The biblical account confirms the visionary nature of this experience. In Ezekiel 37, the prophet sees a valley of dry bones. God asks him whether these bones can live. The bones represent, in the prophet’s own words, the house of Israel: “Our bones are dried, and our hope is lost: we are cut off for our parts.” (Ezekiel 37:11-12)
The resurrection in the vision is not that of Ezekiel (as) himself, it is the collective revival of Bani Israel from captivity and spiritual death. Western biblical scholarship independently confirms this reading. Brevard Childs, in his authoritative introduction to the Old Testament, characterises Ezekiel’s prophetic speech as one that “abounds in allegory, symbolic acts, and visions” and notes that Ezekiel (as) “couched his message in a language which proclaimed a message by way of analogy”, identifying Ezekiel 37 specifically as a depiction of Israel’s national restoration. (Brevard S Childs, Introduction to the Old Testament as Scripture, Fortress Press, 1979, pp. 358, 363, 367)
The Quranic principle at stake
Hazrat Musleh-e-Maud (ra) elaborates that the clause “then Allah caused him to die for a hundred years” does not mean that Ezekiel (as) was actually made to die and then raised again. It was a vision, and crucially, the vision of Ezekiel 37. The Quran, Huzoor (ra) notes, sometimes presents scenes witnessed in a vision as though they had literally occurred, without stating that they were seen in a dream or vision. The established precedent within the Quran itself is the vision of Yusuf (as), which the Quran narrates as direct speech with no clause announcing it as a dream and that is accepted as such even by the mainstream. (Surah Yusuf, Ch.12: V.5; The Holy Quran with English Translation and Commentary, Vol. 1, p. 407)
In the vision, Ezekiel (as) saw that he had died, remained dead for a hundred years and then came back to life. As he was the representative of his people, his death in the vision signified the death of the Israelites.

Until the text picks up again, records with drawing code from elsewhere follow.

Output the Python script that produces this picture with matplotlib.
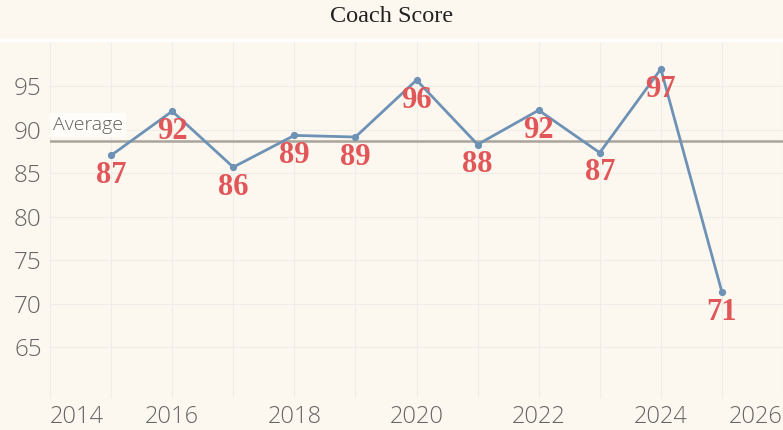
import matplotlib
matplotlib.use("Agg")
import matplotlib.pyplot as plt
from matplotlib.lines import Line2D
import numpy as np

years = [2015, 2016, 2017, 2018, 2019, 2020, 2021, 2022, 2023, 2024, 2025]
scores = [87.05, 92.12, 85.7, 89.35, 89.16, 95.7, 88.3, 92.24, 87.36, 96.97, 71.36]
score_labels = ["87", "92", "86", "89", "89", "96", "88", "92", "87", "97", "71"]
x_ticks = [2014, 2016, 2018, 2020, 2022, 2024, 2026]
y_ticks = [65, 70, 75, 80, 85, 90, 95]
title = "Coach Score"

bg = "#fdf8ef"
line_c = "#6e92b6"
red = "#e15759"
grid_c = "#efede9"
tick_c = "#666666"
sans = ["Open Sans", "Lato", "DejaVu Sans"]

fig = plt.figure(figsize=(7.83, 4.30), dpi=100, facecolor=bg)
ax = fig.add_axes([50 / 783, 39 / 430, 733 / 783, 351 / 430])
ax.set_facecolor(bg)

ax.set_xlim(2014, 2026)
ax.set_ylim(60, 100.3)

ax.set_xticks(range(2014, 2026), minor=True)
ax.set_xticks(x_ticks)
ax.set_yticks(y_ticks)
ax.set_yticks([60], minor=True)
ax.grid(True, which="both", color=grid_c, linewidth=0.8)
ax.set_axisbelow(True)

for s in ["left", "right", "bottom", "top"]:
    ax.spines[s].set_visible(False)

# white separator under the title
fig.add_artist(Line2D([0, 1], [1 - 40 / 430, 1 - 40 / 430], color="white",
                      linewidth=2.5, transform=fig.transFigure))

ax.tick_params(axis="x", which="both", length=5, color=grid_c, width=0.8,
               pad=5, labelsize=17, labelcolor=tick_c)
ax.tick_params(axis="y", which="both", length=0, pad=6, labelsize=17.5, labelcolor=tick_c)
ax.set_xticklabels([str(t) for t in x_ticks], family=sans, fontweight="light")
ax.set_yticklabels([str(t) for t in y_ticks], family=sans, fontweight="light")
xl = ax.get_xticklabels()
xl[0].set_horizontalalignment("left")
xl[-1].set_horizontalalignment("right")

avg = float(np.mean(scores))
ax.axhline(avg, color="#a9a49c", linewidth=1.8, zorder=2)
ax.annotate("Average", xy=(2014, avg), xytext=(3, 7), textcoords="offset pixels",
            ha="left", va="bottom", fontsize=14, color="#5e5e5e",
            family=sans, fontweight="light",
            bbox=dict(boxstyle="square,pad=0.15", facecolor="#fffdf9", edgecolor="none"),
            zorder=3)

ax.plot(years, scores, color=line_c, linewidth=2.0, marker="o", markersize=4.2,
        zorder=4, solid_joinstyle="round")

for x, y, lab in zip(years, scores, score_labels):
    ax.annotate(lab, xy=(x, y), xytext=(0, -20), textcoords="offset pixels",
                ha="center", va="center", fontsize=22, fontweight="bold",
                color=red, family=["Liberation Serif", "DejaVu Serif"], zorder=5)

fig.text(0.5, 1 - 16 / 430, title, ha="center", va="center", fontsize=17.5,
         color="#222222", family=["Liberation Serif", "DejaVu Serif"])

fig.savefig("out.png", dpi=100, facecolor=bg)
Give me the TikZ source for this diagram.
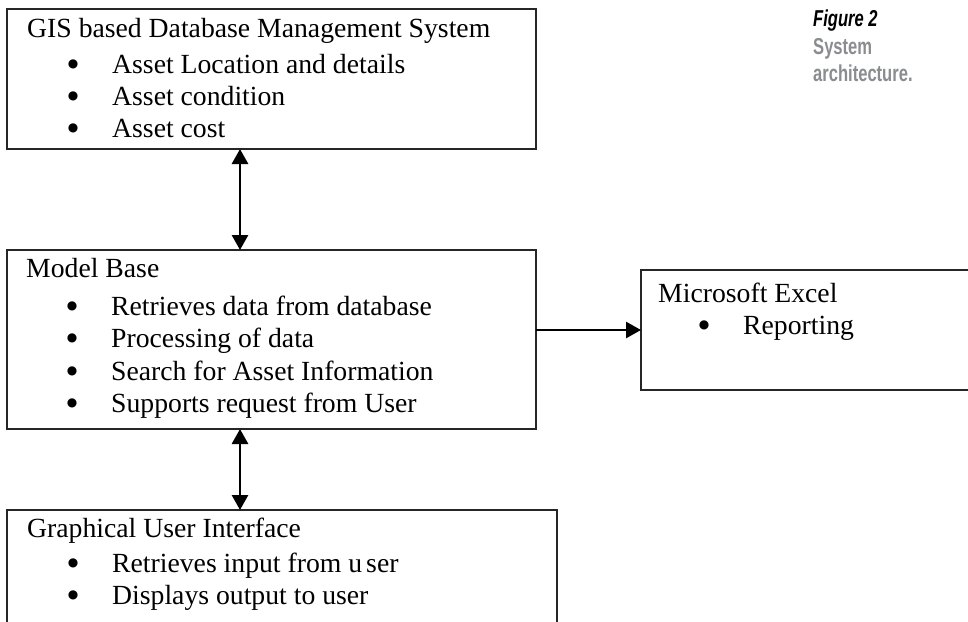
\documentclass[tikz,border=0pt]{standalone}
\usepackage{fontspec}
\setmainfont{Liberation Serif}
\newfontfamily\capfont[FakeStretch=0.72]{Liberation Sans}
\newfontfamily\bulfont{DejaVu Sans}
\usetikzlibrary{arrows.meta}
\newcommand\bitem{\hspace*{40pt}\makebox[12pt]{\raisebox{5.5pt}{\bulfont\fontsize{12}{12}\selectfont ●}}\hspace*{33pt}}
\definecolor{capgray}{RGB}{138,140,143}
\begin{document}
\begin{tikzpicture}[x=1pt,y=-1pt,
  box/.style={draw=black!85, line width=1.6pt, anchor=north west, inner sep=0pt, outer sep=0pt},
  txt/.style={anchor=base west, inner sep=0pt, font=\fontsize{27.7}{32}\selectfont},
  captxt/.style={anchor=base west, inner sep=0pt, font=\capfont\bfseries\fontsize{23}{27}\selectfont},
  link/.style={line width=2.8pt, {Triangle[length=15pt,width=16pt]}-{Triangle[length=15pt,width=16pt]}},
  onelink/.style={line width=2.8pt, -{Triangle[length=15pt,width=16pt]}}]
\useasboundingbox (0,0) rectangle (968,621);
\clip (0,0) rectangle (968,621);
\fill[white] (0,0) rectangle (968,621);

% boxes
\node[box, minimum width=529pt, minimum height=140pt] (gis) at (7,9) {};
\node[box, minimum width=529pt, minimum height=179pt] (mb) at (7,250) {};
\node[box, minimum width=550pt, minimum height=150pt] (gui) at (7,510) {};
\node[box, minimum width=360pt, minimum height=120pt] (xl) at (641,270) {};

% texts
\node[txt] (g0) at (27,37) {GIS based Database Management System};
\node[txt] (g1) at (27,73) {\bitem Asset Location and details};
\node[txt] (g2) at (27,105) {\bitem Asset condition};
\node[txt] (g3) at (27,137) {\bitem Asset cost};

\node[txt] (m0) at (26,277) {Model Base};
\node[txt] (m1) at (26,315) {\bitem Retrieves data from database};
\node[txt] (m2) at (26,347) {\bitem Processing of data};
\node[txt] (m3) at (26,380) {\bitem Search for Asset Information};
\node[txt] (m4) at (26,412) {\bitem Supports request from User};

\node[txt] (u0) at (27,537) {Graphical User Interface};
\node[txt] (u1) at (27,572) {\bitem Retrieves input from u\kern4pt ser};
\node[txt] (u2) at (27,604) {\bitem Displays output to user};

\node[txt] (x0) at (658,302) {Microsoft Excel};
\node[txt] (x1) at (658,334) {\bitem Reporting};

% caption
\node[captxt] (fig) at (813,27) {\itshape Figure 2};
\node[captxt, text=capgray] (c1) at (813,54) {System};
\node[captxt, text=capgray] (c2) at (813,81) {architecture.};

% connectors
\coordinate (ax) at (240,0);
\coordinate (ay) at (0,330);
\draw[link] (gis.south -| ax) -- (mb.north -| ax);
\draw[link] (mb.south -| ax) -- (gui.north -| ax);
\draw[onelink] (mb.east |- ay) -- (xl.west |- ay);
\end{tikzpicture}
\end{document}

God was informing him through this vision that Bani Israel would remain in their state of captivity and lifelessness for a hundred years, after which a new life would be given to them and they would return to inhabit their sacred city.
Why the literal reading fails
Beyond the historical and literary evidence, a superficial reading fails on its own theological terms. Huzoor (ra) puts it plainly: a literal death-and-resurrection of the prophet would have been no answer to his prayer, which did not pertain to the death and resurrection of any individual but to that of a town lying in ruins.. God does not kill and resurrect a prophet as an arbitrary demonstration. The “sign” declared in the verse is the national resurrection of a people, the restoration of Jerusalem and the vindication of a prophet’s grief.
This principle carries implications beyond this verse. Wherever death language appears in the Quran in relation to a prophet, the same hermeneutical care is required. A verse should not be read in isolation from the prayer that preceded it, the people it was addressed to, or the God whose dignity and purpose it reflects.
Hazrat Musleh-e-Maud’s (ra) reading of this verse, grounded in Ezekiel’s (as) historical situation, the imagery of Ezekiel 37, the Quran’s own concept of vision language and corroborated independently by Western biblical scholarship, is not an innovation. It is a recovery of what the verse, read carefully and in full, has always said.